• [Short problem] Below are the records; extract from them the line containing "Convert this chart to Apache ECharts code." to the line containing "var amounts = ['50', '0.4', '0.016'];", both lines included, exactly and with no pictures.

• [Data excerpts]
START

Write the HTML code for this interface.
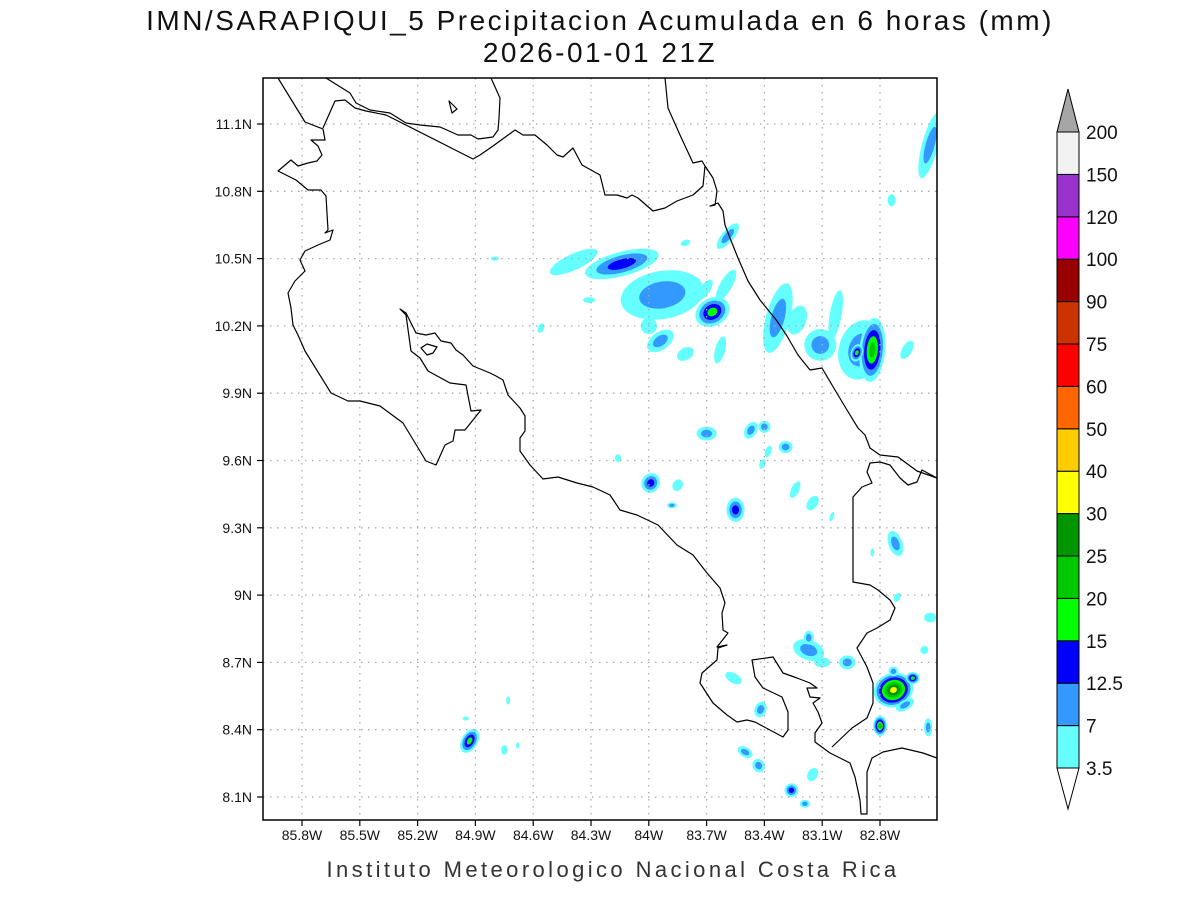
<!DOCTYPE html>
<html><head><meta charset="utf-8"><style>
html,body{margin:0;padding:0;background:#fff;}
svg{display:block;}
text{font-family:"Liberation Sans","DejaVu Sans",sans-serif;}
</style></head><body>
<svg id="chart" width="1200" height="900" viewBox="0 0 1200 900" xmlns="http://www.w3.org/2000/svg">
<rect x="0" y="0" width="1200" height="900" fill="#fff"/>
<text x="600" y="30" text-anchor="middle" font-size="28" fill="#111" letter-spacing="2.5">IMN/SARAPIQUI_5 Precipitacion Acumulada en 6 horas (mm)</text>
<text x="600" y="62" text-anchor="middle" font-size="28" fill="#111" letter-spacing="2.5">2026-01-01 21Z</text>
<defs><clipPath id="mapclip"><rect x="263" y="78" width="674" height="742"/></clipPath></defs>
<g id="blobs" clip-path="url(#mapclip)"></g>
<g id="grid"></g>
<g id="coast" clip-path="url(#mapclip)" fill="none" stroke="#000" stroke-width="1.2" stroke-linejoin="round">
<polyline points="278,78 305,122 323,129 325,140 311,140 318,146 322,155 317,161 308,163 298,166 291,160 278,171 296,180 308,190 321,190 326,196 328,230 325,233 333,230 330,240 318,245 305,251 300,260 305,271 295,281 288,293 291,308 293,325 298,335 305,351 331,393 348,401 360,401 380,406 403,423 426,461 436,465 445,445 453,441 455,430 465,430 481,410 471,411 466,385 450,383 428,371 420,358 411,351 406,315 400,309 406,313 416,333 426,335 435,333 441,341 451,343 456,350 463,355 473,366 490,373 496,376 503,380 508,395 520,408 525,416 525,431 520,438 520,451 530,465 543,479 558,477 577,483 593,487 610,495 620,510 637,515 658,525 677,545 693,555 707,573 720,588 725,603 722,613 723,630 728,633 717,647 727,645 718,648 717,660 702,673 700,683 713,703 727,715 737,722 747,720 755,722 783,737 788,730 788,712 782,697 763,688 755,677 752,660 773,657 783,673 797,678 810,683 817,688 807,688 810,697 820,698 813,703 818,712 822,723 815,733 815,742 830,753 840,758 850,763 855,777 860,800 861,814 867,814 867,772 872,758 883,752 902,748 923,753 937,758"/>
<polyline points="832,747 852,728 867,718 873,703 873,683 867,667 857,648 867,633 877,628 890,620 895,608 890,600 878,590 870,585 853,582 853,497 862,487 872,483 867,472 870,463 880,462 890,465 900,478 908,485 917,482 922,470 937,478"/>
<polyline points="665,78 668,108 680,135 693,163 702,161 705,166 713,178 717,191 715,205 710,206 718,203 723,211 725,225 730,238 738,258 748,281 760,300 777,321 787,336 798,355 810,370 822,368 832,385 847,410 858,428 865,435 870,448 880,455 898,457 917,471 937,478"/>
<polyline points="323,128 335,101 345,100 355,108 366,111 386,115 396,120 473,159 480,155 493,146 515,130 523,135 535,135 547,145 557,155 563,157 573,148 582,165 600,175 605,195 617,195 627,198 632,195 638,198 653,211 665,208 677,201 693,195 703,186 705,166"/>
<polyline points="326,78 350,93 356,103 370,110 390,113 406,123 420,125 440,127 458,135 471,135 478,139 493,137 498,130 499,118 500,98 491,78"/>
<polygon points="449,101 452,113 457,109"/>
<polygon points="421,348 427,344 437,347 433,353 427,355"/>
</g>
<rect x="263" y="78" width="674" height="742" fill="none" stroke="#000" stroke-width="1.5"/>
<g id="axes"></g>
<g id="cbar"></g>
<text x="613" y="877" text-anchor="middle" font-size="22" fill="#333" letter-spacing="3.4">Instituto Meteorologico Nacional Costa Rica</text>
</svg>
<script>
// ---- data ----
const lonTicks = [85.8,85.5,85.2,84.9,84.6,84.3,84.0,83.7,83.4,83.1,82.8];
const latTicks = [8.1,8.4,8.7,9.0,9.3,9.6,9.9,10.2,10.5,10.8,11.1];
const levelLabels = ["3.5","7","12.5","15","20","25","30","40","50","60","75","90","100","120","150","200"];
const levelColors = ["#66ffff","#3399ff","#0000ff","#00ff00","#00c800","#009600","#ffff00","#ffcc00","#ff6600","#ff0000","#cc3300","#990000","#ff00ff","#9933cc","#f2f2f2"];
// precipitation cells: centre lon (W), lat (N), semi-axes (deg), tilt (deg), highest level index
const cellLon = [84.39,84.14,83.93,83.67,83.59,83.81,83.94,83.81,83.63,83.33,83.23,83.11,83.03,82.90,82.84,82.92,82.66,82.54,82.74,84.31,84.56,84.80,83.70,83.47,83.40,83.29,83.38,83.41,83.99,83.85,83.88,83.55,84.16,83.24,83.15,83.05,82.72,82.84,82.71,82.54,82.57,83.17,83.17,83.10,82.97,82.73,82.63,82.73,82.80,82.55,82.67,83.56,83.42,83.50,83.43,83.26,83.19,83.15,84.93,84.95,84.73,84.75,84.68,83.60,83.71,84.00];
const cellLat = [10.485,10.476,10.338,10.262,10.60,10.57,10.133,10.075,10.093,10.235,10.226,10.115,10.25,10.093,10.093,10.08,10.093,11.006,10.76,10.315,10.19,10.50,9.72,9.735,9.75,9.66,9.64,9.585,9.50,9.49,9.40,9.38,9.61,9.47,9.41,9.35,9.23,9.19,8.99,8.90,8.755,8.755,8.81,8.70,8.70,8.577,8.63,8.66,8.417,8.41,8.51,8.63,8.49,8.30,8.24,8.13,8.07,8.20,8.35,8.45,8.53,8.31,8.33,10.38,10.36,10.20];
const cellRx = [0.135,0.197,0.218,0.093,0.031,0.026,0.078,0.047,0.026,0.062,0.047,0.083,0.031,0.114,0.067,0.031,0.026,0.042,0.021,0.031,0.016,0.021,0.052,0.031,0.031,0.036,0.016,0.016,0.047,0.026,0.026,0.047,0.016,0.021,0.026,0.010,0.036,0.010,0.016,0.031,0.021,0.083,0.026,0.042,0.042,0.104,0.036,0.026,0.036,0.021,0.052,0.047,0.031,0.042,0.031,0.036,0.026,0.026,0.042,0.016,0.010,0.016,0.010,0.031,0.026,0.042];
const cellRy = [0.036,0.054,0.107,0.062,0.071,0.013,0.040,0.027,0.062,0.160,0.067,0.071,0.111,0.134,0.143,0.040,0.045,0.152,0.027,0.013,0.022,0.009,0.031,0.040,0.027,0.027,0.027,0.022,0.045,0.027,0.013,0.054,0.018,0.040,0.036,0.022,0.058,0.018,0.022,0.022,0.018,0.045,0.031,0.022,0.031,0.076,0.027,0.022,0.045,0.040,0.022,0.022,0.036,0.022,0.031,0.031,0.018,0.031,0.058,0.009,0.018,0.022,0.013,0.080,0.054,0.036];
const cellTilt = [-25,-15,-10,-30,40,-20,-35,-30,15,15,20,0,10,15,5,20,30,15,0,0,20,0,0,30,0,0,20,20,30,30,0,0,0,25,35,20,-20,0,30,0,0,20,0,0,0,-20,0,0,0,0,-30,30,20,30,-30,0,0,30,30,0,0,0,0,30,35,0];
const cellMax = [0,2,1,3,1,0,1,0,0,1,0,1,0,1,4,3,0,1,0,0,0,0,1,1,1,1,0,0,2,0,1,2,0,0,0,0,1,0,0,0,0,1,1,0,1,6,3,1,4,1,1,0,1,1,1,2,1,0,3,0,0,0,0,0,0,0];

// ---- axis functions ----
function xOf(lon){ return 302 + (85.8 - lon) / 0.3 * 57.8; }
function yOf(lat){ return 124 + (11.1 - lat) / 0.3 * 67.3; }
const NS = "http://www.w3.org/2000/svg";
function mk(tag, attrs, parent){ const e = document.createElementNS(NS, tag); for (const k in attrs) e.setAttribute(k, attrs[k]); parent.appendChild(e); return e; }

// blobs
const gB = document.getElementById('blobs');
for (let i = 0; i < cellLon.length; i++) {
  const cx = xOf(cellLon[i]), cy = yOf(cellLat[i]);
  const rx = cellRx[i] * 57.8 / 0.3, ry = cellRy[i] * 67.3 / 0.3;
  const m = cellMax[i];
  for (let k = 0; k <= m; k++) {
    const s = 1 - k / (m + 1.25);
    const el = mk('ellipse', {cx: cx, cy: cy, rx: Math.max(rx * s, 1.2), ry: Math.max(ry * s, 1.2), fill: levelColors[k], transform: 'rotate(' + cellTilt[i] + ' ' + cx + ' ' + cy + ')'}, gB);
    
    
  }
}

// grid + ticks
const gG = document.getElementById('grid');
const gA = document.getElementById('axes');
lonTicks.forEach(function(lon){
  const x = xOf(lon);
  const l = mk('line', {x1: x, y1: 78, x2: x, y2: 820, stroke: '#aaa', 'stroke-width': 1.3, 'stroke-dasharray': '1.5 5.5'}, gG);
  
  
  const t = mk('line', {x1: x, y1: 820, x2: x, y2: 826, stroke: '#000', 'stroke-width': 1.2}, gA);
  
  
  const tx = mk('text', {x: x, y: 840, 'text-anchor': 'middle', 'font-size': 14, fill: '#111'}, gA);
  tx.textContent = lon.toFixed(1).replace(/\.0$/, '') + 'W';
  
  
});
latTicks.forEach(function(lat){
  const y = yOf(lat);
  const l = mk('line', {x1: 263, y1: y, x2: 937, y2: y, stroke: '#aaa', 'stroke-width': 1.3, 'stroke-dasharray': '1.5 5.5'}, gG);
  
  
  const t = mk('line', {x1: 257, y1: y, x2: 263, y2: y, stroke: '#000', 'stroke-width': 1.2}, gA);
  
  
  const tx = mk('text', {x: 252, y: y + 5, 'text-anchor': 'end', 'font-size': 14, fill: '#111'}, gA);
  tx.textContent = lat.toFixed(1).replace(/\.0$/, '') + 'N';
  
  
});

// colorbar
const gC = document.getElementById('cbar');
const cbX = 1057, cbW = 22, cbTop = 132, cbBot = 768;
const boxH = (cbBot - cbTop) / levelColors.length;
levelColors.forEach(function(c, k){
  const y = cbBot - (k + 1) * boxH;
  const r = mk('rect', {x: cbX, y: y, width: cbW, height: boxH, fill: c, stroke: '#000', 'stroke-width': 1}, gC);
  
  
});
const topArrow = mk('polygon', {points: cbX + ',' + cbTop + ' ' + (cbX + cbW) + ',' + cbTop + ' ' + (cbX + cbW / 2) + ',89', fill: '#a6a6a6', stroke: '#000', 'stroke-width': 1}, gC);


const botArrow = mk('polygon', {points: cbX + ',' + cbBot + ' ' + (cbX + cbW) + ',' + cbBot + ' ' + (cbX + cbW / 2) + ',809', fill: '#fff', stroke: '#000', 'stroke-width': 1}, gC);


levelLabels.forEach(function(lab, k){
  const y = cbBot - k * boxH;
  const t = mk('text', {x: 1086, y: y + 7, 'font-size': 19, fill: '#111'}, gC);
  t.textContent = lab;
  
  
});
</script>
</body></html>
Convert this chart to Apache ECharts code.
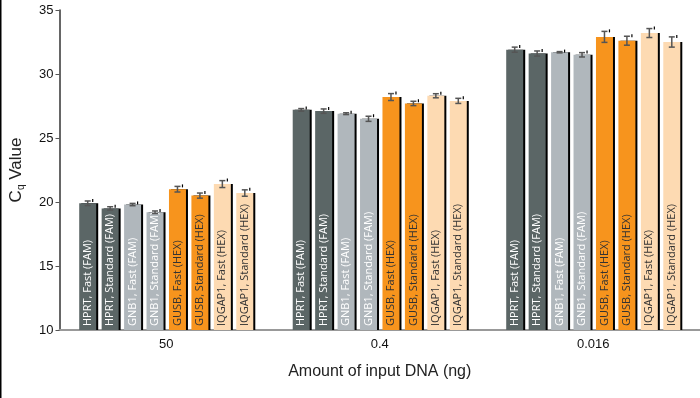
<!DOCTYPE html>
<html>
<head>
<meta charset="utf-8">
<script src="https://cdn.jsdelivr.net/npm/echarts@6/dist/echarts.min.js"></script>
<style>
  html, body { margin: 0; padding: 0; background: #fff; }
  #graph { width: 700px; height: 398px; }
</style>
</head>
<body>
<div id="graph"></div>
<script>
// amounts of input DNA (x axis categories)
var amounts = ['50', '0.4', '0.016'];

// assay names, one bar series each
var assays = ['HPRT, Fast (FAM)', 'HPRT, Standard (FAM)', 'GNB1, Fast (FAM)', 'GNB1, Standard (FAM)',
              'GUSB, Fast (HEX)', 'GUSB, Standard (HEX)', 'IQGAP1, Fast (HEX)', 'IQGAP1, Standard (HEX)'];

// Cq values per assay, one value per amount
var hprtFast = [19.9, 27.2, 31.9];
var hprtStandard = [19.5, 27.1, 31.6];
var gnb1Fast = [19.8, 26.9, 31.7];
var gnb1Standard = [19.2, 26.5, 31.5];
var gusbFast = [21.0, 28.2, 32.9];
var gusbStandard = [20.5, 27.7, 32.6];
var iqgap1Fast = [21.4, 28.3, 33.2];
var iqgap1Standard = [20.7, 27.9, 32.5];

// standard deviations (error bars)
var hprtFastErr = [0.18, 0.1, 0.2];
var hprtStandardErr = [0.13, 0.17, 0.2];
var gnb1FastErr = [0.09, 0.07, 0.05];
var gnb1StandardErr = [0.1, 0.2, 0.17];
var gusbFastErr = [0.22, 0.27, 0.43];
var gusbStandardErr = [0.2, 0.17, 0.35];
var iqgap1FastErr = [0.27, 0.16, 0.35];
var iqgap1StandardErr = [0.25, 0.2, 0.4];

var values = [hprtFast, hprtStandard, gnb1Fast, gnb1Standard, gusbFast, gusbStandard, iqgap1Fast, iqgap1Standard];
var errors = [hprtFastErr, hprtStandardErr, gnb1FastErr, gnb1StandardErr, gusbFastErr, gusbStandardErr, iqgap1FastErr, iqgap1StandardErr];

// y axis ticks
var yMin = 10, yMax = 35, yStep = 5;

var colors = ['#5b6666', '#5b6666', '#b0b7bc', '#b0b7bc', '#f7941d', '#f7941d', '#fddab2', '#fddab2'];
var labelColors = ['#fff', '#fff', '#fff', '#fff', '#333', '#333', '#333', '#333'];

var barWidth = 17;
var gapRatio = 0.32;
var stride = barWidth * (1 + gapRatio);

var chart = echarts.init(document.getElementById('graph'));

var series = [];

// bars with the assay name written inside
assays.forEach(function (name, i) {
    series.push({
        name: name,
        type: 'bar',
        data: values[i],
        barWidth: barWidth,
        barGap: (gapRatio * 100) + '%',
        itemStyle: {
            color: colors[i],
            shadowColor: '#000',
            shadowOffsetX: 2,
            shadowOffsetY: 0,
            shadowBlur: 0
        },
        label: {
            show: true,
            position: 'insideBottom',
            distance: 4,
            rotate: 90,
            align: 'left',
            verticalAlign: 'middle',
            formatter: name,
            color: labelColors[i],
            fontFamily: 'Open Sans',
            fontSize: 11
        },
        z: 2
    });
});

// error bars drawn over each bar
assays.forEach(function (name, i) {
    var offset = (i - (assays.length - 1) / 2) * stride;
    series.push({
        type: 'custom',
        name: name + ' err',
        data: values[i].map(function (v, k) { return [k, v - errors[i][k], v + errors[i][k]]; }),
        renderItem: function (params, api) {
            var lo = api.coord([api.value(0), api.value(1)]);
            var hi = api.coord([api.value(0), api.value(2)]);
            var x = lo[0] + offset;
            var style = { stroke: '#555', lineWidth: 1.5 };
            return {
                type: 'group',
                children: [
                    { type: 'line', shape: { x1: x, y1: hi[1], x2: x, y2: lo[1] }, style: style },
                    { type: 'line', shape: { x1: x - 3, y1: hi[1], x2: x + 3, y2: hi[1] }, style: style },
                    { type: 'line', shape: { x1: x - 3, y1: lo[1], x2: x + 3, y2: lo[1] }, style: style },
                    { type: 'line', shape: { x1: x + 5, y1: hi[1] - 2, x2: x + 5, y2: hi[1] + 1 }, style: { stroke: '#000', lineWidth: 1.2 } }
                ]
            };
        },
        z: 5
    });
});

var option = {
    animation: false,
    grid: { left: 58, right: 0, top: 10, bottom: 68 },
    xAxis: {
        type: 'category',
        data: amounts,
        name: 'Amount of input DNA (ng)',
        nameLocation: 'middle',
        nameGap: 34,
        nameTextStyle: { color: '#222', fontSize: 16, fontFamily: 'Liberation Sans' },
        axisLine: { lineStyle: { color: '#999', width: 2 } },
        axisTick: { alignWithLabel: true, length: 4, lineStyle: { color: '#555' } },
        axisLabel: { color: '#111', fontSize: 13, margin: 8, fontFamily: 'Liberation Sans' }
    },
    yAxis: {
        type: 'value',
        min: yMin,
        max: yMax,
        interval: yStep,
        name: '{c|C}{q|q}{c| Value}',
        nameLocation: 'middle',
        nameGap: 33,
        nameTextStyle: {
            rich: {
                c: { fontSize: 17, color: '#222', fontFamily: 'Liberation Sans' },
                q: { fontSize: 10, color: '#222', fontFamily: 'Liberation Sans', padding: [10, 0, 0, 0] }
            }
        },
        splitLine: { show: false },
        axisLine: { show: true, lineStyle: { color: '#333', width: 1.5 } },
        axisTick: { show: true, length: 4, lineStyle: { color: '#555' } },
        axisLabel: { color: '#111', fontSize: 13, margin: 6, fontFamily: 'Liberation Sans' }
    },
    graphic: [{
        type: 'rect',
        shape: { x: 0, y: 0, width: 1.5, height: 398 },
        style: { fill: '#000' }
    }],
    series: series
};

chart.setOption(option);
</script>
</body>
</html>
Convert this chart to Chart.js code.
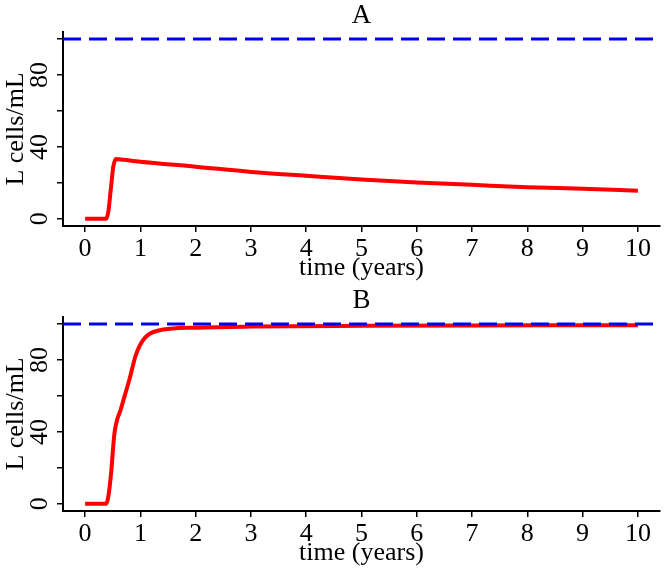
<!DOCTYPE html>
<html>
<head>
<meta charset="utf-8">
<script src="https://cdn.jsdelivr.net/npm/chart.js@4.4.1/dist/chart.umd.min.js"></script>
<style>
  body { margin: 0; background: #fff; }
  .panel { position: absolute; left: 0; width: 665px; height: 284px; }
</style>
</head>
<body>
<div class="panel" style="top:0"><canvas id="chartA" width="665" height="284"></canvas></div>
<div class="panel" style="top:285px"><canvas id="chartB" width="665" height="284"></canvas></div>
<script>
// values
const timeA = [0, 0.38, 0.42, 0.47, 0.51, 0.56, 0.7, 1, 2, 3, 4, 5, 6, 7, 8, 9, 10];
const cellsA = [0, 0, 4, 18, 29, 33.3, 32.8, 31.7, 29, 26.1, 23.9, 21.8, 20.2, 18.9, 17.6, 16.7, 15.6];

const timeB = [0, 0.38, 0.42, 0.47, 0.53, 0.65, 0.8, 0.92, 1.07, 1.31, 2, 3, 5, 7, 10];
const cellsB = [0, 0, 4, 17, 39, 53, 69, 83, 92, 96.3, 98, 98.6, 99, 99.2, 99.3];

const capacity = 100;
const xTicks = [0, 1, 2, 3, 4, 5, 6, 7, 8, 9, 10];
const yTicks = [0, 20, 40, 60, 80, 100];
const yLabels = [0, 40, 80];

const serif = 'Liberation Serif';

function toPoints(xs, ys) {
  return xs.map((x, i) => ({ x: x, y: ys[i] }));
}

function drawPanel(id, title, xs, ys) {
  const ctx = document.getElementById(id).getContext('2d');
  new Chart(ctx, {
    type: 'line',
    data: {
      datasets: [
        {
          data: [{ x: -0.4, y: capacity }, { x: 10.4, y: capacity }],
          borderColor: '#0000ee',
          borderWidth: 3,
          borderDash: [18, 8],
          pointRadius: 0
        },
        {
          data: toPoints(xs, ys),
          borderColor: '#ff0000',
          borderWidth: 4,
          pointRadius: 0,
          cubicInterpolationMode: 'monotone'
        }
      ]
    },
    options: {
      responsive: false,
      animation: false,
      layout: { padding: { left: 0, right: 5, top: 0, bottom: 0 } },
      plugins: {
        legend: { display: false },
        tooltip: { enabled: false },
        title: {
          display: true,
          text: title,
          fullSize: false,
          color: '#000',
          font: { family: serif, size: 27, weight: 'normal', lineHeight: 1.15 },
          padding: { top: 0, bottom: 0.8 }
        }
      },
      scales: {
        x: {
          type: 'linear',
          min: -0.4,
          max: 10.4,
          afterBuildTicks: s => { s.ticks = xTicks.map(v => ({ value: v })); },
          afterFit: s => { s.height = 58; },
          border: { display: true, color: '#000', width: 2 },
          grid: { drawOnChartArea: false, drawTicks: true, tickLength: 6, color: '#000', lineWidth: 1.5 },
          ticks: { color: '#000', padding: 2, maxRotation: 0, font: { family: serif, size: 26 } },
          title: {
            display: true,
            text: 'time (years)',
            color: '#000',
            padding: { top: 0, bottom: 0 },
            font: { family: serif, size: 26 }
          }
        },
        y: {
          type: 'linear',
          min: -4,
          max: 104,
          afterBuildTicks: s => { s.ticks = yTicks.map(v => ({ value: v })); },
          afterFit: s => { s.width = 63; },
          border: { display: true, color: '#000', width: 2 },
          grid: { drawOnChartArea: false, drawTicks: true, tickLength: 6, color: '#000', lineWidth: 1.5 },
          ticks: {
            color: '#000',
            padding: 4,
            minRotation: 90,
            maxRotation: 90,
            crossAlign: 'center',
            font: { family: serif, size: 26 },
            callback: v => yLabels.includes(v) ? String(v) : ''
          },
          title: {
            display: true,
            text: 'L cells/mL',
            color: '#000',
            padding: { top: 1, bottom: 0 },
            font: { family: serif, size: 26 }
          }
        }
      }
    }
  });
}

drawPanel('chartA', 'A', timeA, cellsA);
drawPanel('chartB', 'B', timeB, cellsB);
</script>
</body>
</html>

END

• [Answer below]
Convert this chart to Apache ECharts code.
<!DOCTYPE html>
<html>
<head>
<meta charset="utf-8">
<script src="https://cdn.jsdelivr.net/npm/echarts@6/dist/echarts.min.js"></script>
<style>
  html, body { margin: 0; padding: 0; background: #fff; }
  #graph { width: 700px; height: 398px; }
</style>
</head>
<body>
<div id="graph"></div>
<script>
// amounts of input DNA (x axis categories)
var amounts = ['50', '0.4', '0.016'];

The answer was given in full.